Mix² RNA-Seq Data Analysis Software
Model
Fragment bias in RNA-Seq poses a serious challenge to the accurate quantification of gene isoforms. Mix² makes no assumptions about coverage bias but fits for each gene isoform a mixture model to the data (Fig. 1). Mix² can therefore, for instance, accurately represent the 5’ bias, as shown in Fig. 1 (a and b), whereas Cufflinks is restricted to the uniform distribution (Fig. 1c).
Figure 1 | Exemplary representation for positional fragment bias over a 2000 bps transcript modeled with a mixture of 8 normal distributions. (a) the green curve shows the combined probability density function over the whole transcript, while the blue curves show the individual mixture distributions. (b) and (c) panels display fragment distributions in a locus with two transcripts sharing one junction, as modeled by Mix² or Cufflinks.
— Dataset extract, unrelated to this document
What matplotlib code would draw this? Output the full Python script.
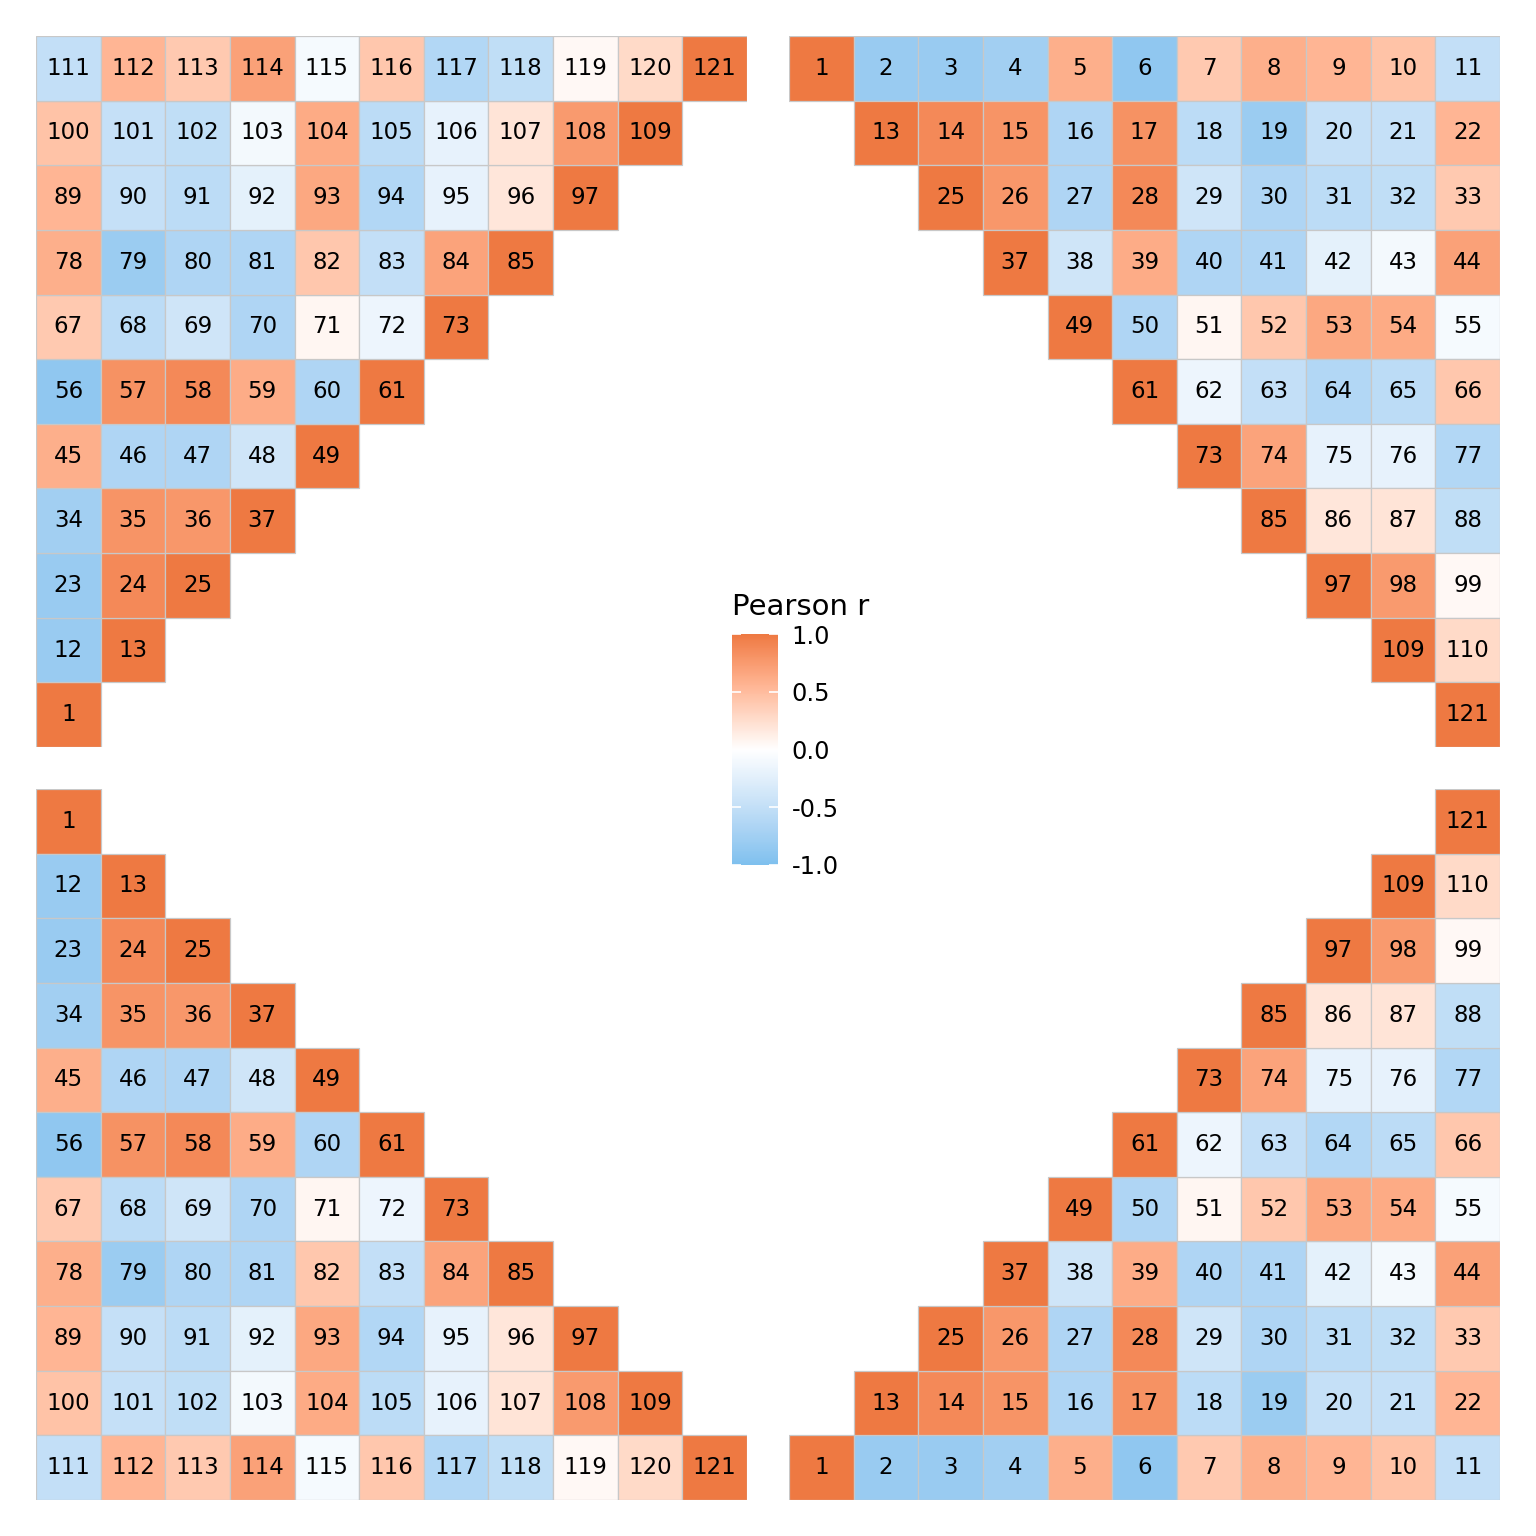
import numpy as np
import matplotlib
matplotlib.use("Agg")
import matplotlib.pyplot as plt
from matplotlib.colors import ListedColormap, Normalize
from matplotlib.patches import Rectangle
from matplotlib.cm import ScalarMappable

# upper-triangle Pearson r, row i holds columns i+1 .. 11
r_row1 = [-0.82, -0.82, -0.75, 0.60, -0.88, 0.40, 0.60, 0.55, 0.45, -0.50]
r_row2 = [0.88, 0.80, -0.65, 0.82, -0.55, -0.80, -0.48, -0.48, 0.55]
r_row3 = [0.78, -0.65, 0.88, -0.40, -0.65, -0.55, -0.52, 0.40]
r_row4 = [-0.40, 0.62, -0.65, -0.65, -0.22, -0.10, 0.70]
r_row5 = [-0.65, 0.07, 0.42, 0.65, 0.63, -0.08]
r_row6 = [-0.15, -0.50, -0.63, -0.55, 0.42]
r_row7 = [0.68, -0.20, -0.20, -0.63]
r_row8 = [0.18, 0.20, -0.52]
r_row9 = [0.75, 0.05]
r_row10 = [0.28]
legend_ticks = [-1.0, -0.5, 0.0, 0.5, 1.0]

N = 11
upper_rows = [r_row1, r_row2, r_row3, r_row4, r_row5, r_row6, r_row7,
              r_row8, r_row9, r_row10]
corr = np.eye(N)
for i, row in enumerate(upper_rows):
    for k, v in enumerate(row):
        j = i + 1 + k
        corr[i, j] = v
        corr[j, i] = v


# --- gradient2 like colour scale, interpolated in Lab ---
def srgb_to_lab(rgb):
    c = np.asarray(rgb, float) / 255.0
    c = np.where(c <= 0.04045, c / 12.92, ((c + 0.055) / 1.055) ** 2.4)
    M = np.array([[0.4124, 0.3576, 0.1805],
                  [0.2126, 0.7152, 0.0722],
                  [0.0193, 0.1192, 0.9505]])
    xyz = M @ c / np.array([0.95047, 1.0, 1.08883])
    f = np.where(xyz > 0.008856, np.cbrt(xyz), 7.787 * xyz + 16 / 116)
    return np.array([116 * f[1] - 16, 500 * (f[0] - f[1]), 200 * (f[1] - f[2])])


def lab_to_srgb(lab):
    L, a, b = lab
    fy = (L + 16) / 116
    fx = fy + a / 500
    fz = fy - b / 200
    f = np.array([fx, fy, fz])
    xyz = np.where(f ** 3 > 0.008856, f ** 3, (f - 16 / 116) / 7.787)
    xyz = xyz * np.array([0.95047, 1.0, 1.08883])
    Minv = np.array([[3.2406, -1.5372, -0.4986],
                     [-0.9689, 1.8758, 0.0415],
                     [0.0557, -0.2040, 1.0570]])
    c = Minv @ xyz
    c = np.where(c <= 0.0031308, 12.92 * c, 1.055 * np.clip(c, 0, None) ** (1 / 2.4) - 0.055)
    return np.clip(c, 0, 1)


low = srgb_to_lab((126, 192, 238))   # skyblue2
mid = srgb_to_lab((255, 255, 255))
high = srgb_to_lab((238, 121, 66))   # sienna2
cols = []
for t in np.linspace(0, 1, 256):
    if t < 0.5:
        s = t / 0.5
        cols.append(lab_to_srgb(low + (mid - low) * s))
    else:
        s = (t - 0.5) / 0.5
        cols.append(lab_to_srgb(mid + (high - mid) * s))
cmap = ListedColormap(cols)
norm = Normalize(-1, 1)

fig = plt.figure(figsize=(10.24, 10.24), dpi=150)
W = 1536.0


def panel(x0, y0, lower, row1_top):
    ax = fig.add_axes([x0 / W, 1 - (y0 + 711) / W, 711 / W, 711 / W])
    for i in range(N):
        for j in range(N):
            if (lower and j > i) or (not lower and j < i):
                continue
            ax.add_patch(Rectangle((j + 0.5, i + 0.5), 1, 1,
                                   facecolor=cmap(norm(corr[i, j])),
                                   edgecolor="#c8c8c8", linewidth=0.6))
            ax.text(j + 1, i + 1, str(N * i + j + 1), ha="center", va="center",
                    fontsize=11, color="black")
    ax.set_xlim(0.5, N + 0.5)
    if row1_top:
        ax.set_ylim(N + 0.5, 0.5)
    else:
        ax.set_ylim(0.5, N + 0.5)
    ax.axis("off")


panel(36, 36, lower=True, row1_top=False)
panel(789, 36, lower=False, row1_top=True)
panel(36, 789, lower=True, row1_top=True)
panel(789, 789, lower=False, row1_top=False)

# legend
cax = fig.add_axes([732 / W, 1 - 865 / W, 46 / W, 231 / W])
cb = fig.colorbar(ScalarMappable(norm=norm, cmap=cmap), cax=cax)
cb.outline.set_visible(False)
cb.set_ticks(legend_ticks)
cb.set_ticklabels(["%.1f" % t for t in legend_ticks])
cax.tick_params(length=0, pad=6.5, labelsize=11.5)
for t in legend_ticks:
    cax.hlines(t, 0, 0.2, color="white", linewidth=0.8)
    cax.hlines(t, 0.8, 1, color="white", linewidth=0.8)
fig.text(732 / W, 1 - 607 / W, "Pearson r", fontsize=14, ha="left", va="center")

fig.savefig("out.png", dpi=150, facecolor="white")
Long and short transcripts start at 5000 and 5500 bp from the beginning of the locus, and are 2000 and 1000 bp long, respectively. The junction spans the 6000 – 6499 bp region.
The Mix² software yields accurate isoform quantification from RNA-Seq data
Implementation and run-time performance
The Mix² software runs as a 64-bit Linux command line tool. For an up-to-date list of supported distributions please refer to the User Guide of the Mix² software.
Mix² | Cufflinks w/o bias correction | Cufflinks with bias correction | ||||||||
---|---|---|---|---|---|---|---|---|---|---|
Dataset | Min | GB | Min | xRT | GB | xMEM | Min | xRT | GB | xMEM |
Avg (UHR) | 7 | 1.26 | 34 | 4.9 | 0.99 | 0.79 | 542 | 77.4 | 1.32 | 1.05 |
Avg (HBR) | 5 | 1.02 | 32 | 6.4 | 0.90 | 0.88 | 536 | 107.2 | 1.22 | 1.20 |
Table 1 | Memory usage and average run-time statistics on the MAQC UHR and HBR datasets. Min stands for run-time in minutes, GB for memory usage in gigabytes. xRT and xMEM are the factors by which run-time and memory usage increases, respectively, in comparison to Mix².